Normally closed semiconductor switch

Question

My first idea was to use a JFET as the heart of the switch. I opted for the JFET because of its normally closed property. See below for the circuit.

V1 is at 2.5V dc, 20mA max. And V2 is at 1.1V ac @10Mhz, 1mA max. To drive the semiconductor switch J, the user closes switch S and J will have to open, so no current is allowed to flow through the channel anymore. Making the switch open. I soon learned that a JFET is not really suited to act as a switch.

So my question is : what would be a good semiconductor or analog ic-switch to replace the JFET is this circuit?

NB: This switch is intended as a silicon version of an everyday household-switch(although with lower voltages). So no signal or data flow has to be switched.

Answer 1

Switching with an active control signal turning the AC switch ON is easy.

Best bet is to AC-couple the signal and use that 20 mA to bias a PIN diode as an RF switch. At 10 MHz, just about any small-signal diode will do.

^{simulate this circuit – Schematic created using CircuitLab} A relay also might work. The 20 mA current will be a bit low for off-the-shelf items, however 3V, 500 mA reed relay

Oddball solutions include using a heater to bend a bimetallic member and operate a thermal switch. There's unlikely to be an off-the-shelf unit that will be suitable.

Answer 2

This circuit is unreliable because the gate of the JFET is left unconnected. Stray fields and even dirt cause non-predictable behaviour. In an ideal, clean and stray field free world this circuit does nothing once the switch had been closed the first time. This is because the charge would stay untouched in the JFET's internal gate junction capacitance.

Mosfets and bipolar tansistors can be configured to let the load (=R2) get the current as soon as the mechanical switch makes a contact. Also, mosfets and bipolar transistors can be configured to break the load current as soon as the mechanical switch makes a contact. Nearly every time at least one resistor is needed.

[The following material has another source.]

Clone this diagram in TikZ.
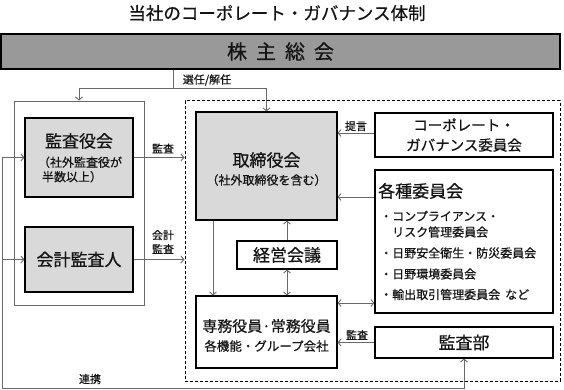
\documentclass[tikz,border=0pt]{standalone}
\usepackage{fontspec}
\setmainfont{Noto Sans CJK JP}[FakeBold=0.6]
\usetikzlibrary{arrows.meta}
\definecolor{barfill}{RGB}{153,153,153}
\definecolor{boxfill}{RGB}{217,217,217}
\definecolor{conncol}{RGB}{105,105,105}
\definecolor{txtcol}{RGB}{20,20,20}
\begin{document}
\begin{tikzpicture}[x=1pt,y=-1pt,
  every node/.style={inner sep=0pt,text=txtcol},
  box/.style={draw=black,line width=1.1pt,rectangle,align=center},
  graybox/.style={box,fill=boxfill},
  conn/.style={draw=conncol,line width=0.9pt},
  tip/.style={-{Straight Barb[length=3pt,width=7pt]}},
  dtip/.style={{Straight Barb[length=3pt,width=7pt]}-{Straight Barb[length=3pt,width=7pt]}},
  lbl/.style={font=\fontsize{11}{13}\selectfont},
  big/.style={font=\fontsize{17}{21}\selectfont},
  item/.style={anchor=west,font=\fontsize{12}{14}\selectfont}]
\useasboundingbox (0,0) rectangle (564,390);
% title
\node (title) at (277,13) {\fontsize{17.5}{20}\selectfont 当社のコーポレート・ガバナンス体制};
% shareholders bar
\node[box,fill=barfill,minimum width=559pt,minimum height=35pt,font=\fontsize{20}{24}\selectfont] (bar) at (280.5,51.5)
  {株\hspace{9pt}主\hspace{9pt}総\hspace{9pt}会};
% left outer box
\node[draw=conncol,line width=0.9pt,minimum width=130pt,minimum height=204pt] (outer) at (79,203) {};
\node[graybox,minimum width=108pt,minimum height=79pt] (kansa) at (79,157.5) {};
\node[big] (kansat) at (79,141) {監査役会};
\node[font=\fontsize{12}{14.5}\selectfont,align=left] (kansas) at (80,169.5) {（社外監査役が\\\hspace*{4pt}半数以上）};
\node[graybox,big,minimum width=108pt,minimum height=65pt] (kaikei) at (79,259.5) {会計監査人};
% dashed box
\node[draw=black,line width=1pt,dash pattern=on 3pt off 2pt,minimum width=375pt,minimum height=280pt] (dash) at (372.5,241) {};
% inside
\node[graybox,minimum width=141pt,minimum height=108pt] (tori) at (266.5,166) {};
\node[big] (torit) at (266.5,160) {取締役会};
\node[font=\fontsize{12}{14.5}\selectfont] (toris) at (266.5,180) {（社外取締役を含む）};
\node[box,minimum width=178pt,minimum height=44pt,font=\fontsize{14.5}{20}\selectfont] (cg) at (464,135)
  {コーポレート・\\ガバナンス委員会};
\node[box,minimum width=178pt,minimum height=143pt] (kaku) at (464,241.5) {};
\node[anchor=west,big] (kakut) at (378,191) {各種委員会};
\node[item] (k1) at (380,216) {・コンプライアンス・};
\node[item] (k2) at (380,232) {\hspace*{12pt}リスク管理委員会};
\node[item] (k3) at (380,253) {・日野安全衛生・防災委員会};
\node[item] (k4) at (380,274) {・日野環境委員会};
\node[item] (k5) at (380,294.5) {・輸出取引管理委員会\hspace{5pt}など};
\node[box,big,minimum width=100pt,minimum height=28pt] (keiei) at (287,255) {経営会議};
\node[box,minimum width=141pt,minimum height=72pt] (senmu) at (266.5,332) {};
\node[font=\fontsize{15}{20}\selectfont] (senmut) at (266.5,326) {専務役員·常務役員};
\node[font=\fontsize{12.5}{15}\selectfont] (senmus) at (266.5,346) {各機能・グループ会社};
\node[box,big,minimum width=178pt,minimum height=31pt] (kansabu) at (464,342.5) {監査部};
% coordinates
\coordinate (top) at (173,88);
\coordinate (lb) at (2,388);
% election arrows
\draw[conn] (bar.south -| top) -- (top);
\draw[conn,tip] (top) -| (outer.north);
\draw[conn,tip] (top) -| (tori.north);
\node[lbl] (senin) at (207,80) {選任/解任};
% audit arrows to dashed box
\draw[conn,tip] (kansa.east) -- (kansa.east -| dash.west);
\node[lbl] (l1) at (163,148.5) {監査};
\draw[conn,tip] (kaikei.east) -- (kaikei.east -| dash.west);
\node[lbl,align=center,font=\fontsize{11}{14}\selectfont] (l2) at (163,242) {会計\\監査};
% committees to board
\draw[conn,tip] (cg.west |- 0,133) -- (tori.east |- 0,133);
\node[lbl] (l3) at (356,126) {提言};
\draw[conn,tip] (kaku.west |- 0,197) -- (tori.east |- 0,197);
% management meeting
\draw[conn,tip] (keiei.north) -- (keiei.north |- tori.south);
\draw[conn,dtip] (keiei.south) -- (keiei.south |- senmu.north);
\draw[conn,tip] (tori.south -| 213,0) -- (senmu.north -| 213,0);
\draw[conn,dtip] (senmu.east |- 0,303) -- (kaku.west |- 0,303);
% internal audit
\draw[conn,tip] (kansabu.west) -- (kansabu.west -| senmu.east);
\node[lbl] (l4) at (357,335) {監査};
% cooperation loop
\draw[conn,dtip] (kansabu.south) |- (lb) |- (kansa.west);
\draw[conn,tip] (lb |- kaikei.west) -- (kaikei.west);
\node[lbl] (l5) at (90,379) {連携};
\end{tikzpicture}
\end{document}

JFET is not in theory the wrong component for this application idea. But bipolar transistors and mosfets need simpler control signal arrangements and can handle much higher power.

ADDENDUM about the simpler arrangements.

Mosfet and BJT do not need a different polarity control signal.The control for selecting between ON and OFF (=load current status) can be arranged from the same supply voltage that gives the current for the load. See examples:

Answer 3

...V2 is at 1.1V ac @10Mhz, 1mA max.

Then you can forget about NMOS/PMOS/NPN/PNP/JFET unless you use a bridge rectifier which is not going to work with 1.1 V because a bridge rectifier will drop too much voltage.

For AC low frequency you could use a TRIAC but this is 10 MHz so you can forget about that TRIAC as well.

An NMOS/PMOS/NPN/PNP could be used but the current can only flow in one direction though these devices. So you have to add an additional DC current to "lift" that 1 mA AC current up so that is becomes for example 0.5 - 1.5 mA, meaning 0.5 mA DC + 1 mA AC. And that is not easy to do if you have little experience with electronics.

If you cannot accept the extra DC current I suggest forgetting about solid state devices and using a relay instead. Relays for 2.5 V might not exist so you'd have to get that 2.5 V amplified somehow to 5 V. Again, that is not easy to do if you have little experience with electronics.

I'm not going into the normally closed issue here because once you have a working switch that part is "trivial" but again, if you have you have little experience with electronics, it is not so easy.